My parents divorced when I was 12. It was very difficult for our family and back then I only saw him on the weekends or just on Sundays but we made the best of it.
My Dad took me to my first concerts Bob Seger at Pine Knob and Heart at Cobo Arena. My father was a part time bouncer at a discotheque called The Rare Cherry. One night he took me and my girlfriend to the disco and we were in awe with the glittering Disco Ball in the middle of the dance floor and all the people. I should say a few people it was only 7:00 and we were out by 9:00 but we were in Seventh Heaven!!! He drove a Cherry Red Corvette Stingray and one time when I was just 14 he let me drive it around the block. Again I thought I was so cool!
Dad decided he needed a pet and purchased a tarantula whom he named Freddie. My brother and I loved catching black crickets and grasshoppers for Freddie so we could watch him eat. We went to lots of Corvette and Classic car shows and he took us to local bars to eat hamburgers, play video games and watch football.

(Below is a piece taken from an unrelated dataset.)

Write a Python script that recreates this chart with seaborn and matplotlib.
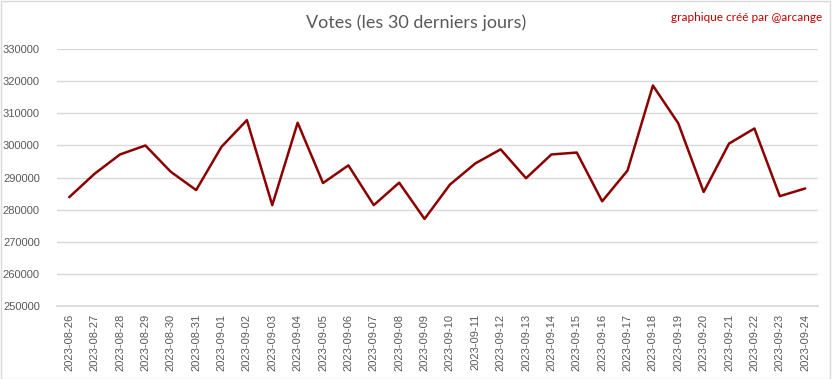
import pandas as pd
import matplotlib
matplotlib.use("Agg")
import matplotlib.pyplot as plt
import seaborn as sns

# data
dates = pd.date_range("2023-08-26", "2023-09-24").strftime("%Y-%m-%d").tolist()
votes = [283900, 291200, 297200, 300000, 291800, 286100, 299600, 307900, 281400, 307100,
         288300, 293800, 281400, 288400, 277100, 287800, 294400, 298800, 289800, 297200,
         297800, 282600, 292200, 318700, 306900, 285500, 300600, 305300, 284200, 286600]
yticks = list(range(250000, 330001, 10000))

df = pd.DataFrame({"date": dates, "votes": votes})

sns.set_theme(style="white")
plt.rcParams["font.family"] = ["Lato", "DejaVu Sans"]

fig = plt.figure(figsize=(8.32, 3.79), dpi=100)
ax = fig.add_axes([0.068, 0.193, 0.915, 0.677])

sns.lineplot(data=df, x="date", y="votes", ax=ax, color="#8B0000", linewidth=1.8, sort=False)

ax.set_xlim(-0.5, len(dates) - 0.5)
ax.set_ylim(250000, 330000)
ax.set_yticks(yticks)
ax.set_yticklabels([str(v) for v in yticks])
ax.grid(axis="y", color="#d9d9d9", linewidth=1)
ax.set_axisbelow(True)
for s in ["top", "right", "left"]:
    ax.spines[s].set_visible(False)
ax.spines["bottom"].set_color("#d9d9d9")
ax.set_xlabel("")
ax.set_ylabel("")
ax.tick_params(axis="x", rotation=90, labelsize=8, colors="#595959", length=0, pad=6)
ax.tick_params(axis="y", labelsize=8, colors="#595959", length=0, pad=12)
for lbl in ax.get_xticklabels() + ax.get_yticklabels():
    lbl.set_fontfamily(["Liberation Sans", "DejaVu Sans"])

fig.text(0.5, 0.94, "Votes (les 30 derniers jours)", ha="center", va="center",
         fontsize=13, color="#595959")
fig.text(0.988, 0.955, "graphique créé par @arcange", ha="right", va="center",
         fontsize=8.5, color="#c00000")

fig.patches.append(plt.Rectangle((0.001, 0.001), 0.997, 0.997, transform=fig.transFigure,
                                 fill=False, edgecolor="#d9d9d9", linewidth=1))

fig.savefig("out.png", dpi=100, facecolor="white")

I realize that this childhood of bars, tarantulas, and corvettes doesn’t sound conventional but I thought my Dad was cool and he was very protective of me and my brother. He was my first knight in shining armor and I felt completely safe with my Dad and completely LOVED and that’s what I miss the most. That feeling of being loved by my Daddy. Cancer stole my Father from me when I was 16 years old just ten days after his 40th birthday. The word Devastated doesn’t cover how I felt that day I lost him. It still doesn’t.
It’s hard not feeling his touch or hug. Not hearing his voice. I would do anything to hear his voice because I don’t remember it anymore. I haven’t written about my father in a very long time. When he first passed I wrote poems about him and how miserable I was without him. It wasn’t until this Blog that I felt like writing again and writing about my father seems right especially today on what would have been his 74th birthday.
Faith And Resilience
Grief is a very powerful Emotion and it can take you down a dark path for awhile. It did me but 34 years later I ‘ve become stronger from going through this Difficult time. I have had plenty of ups and downs in my life since losing my Dad but Resilience and Faith have kept me from going under.
Knowing I will see him again Keeps Me Strong.
Creating Photo books and albums of him and our life together Keeps Me Comforted
Finally, looking at my handsome middle son, who is the spitting image of my Father, Keeps me Loved because I know Daddy is Always There.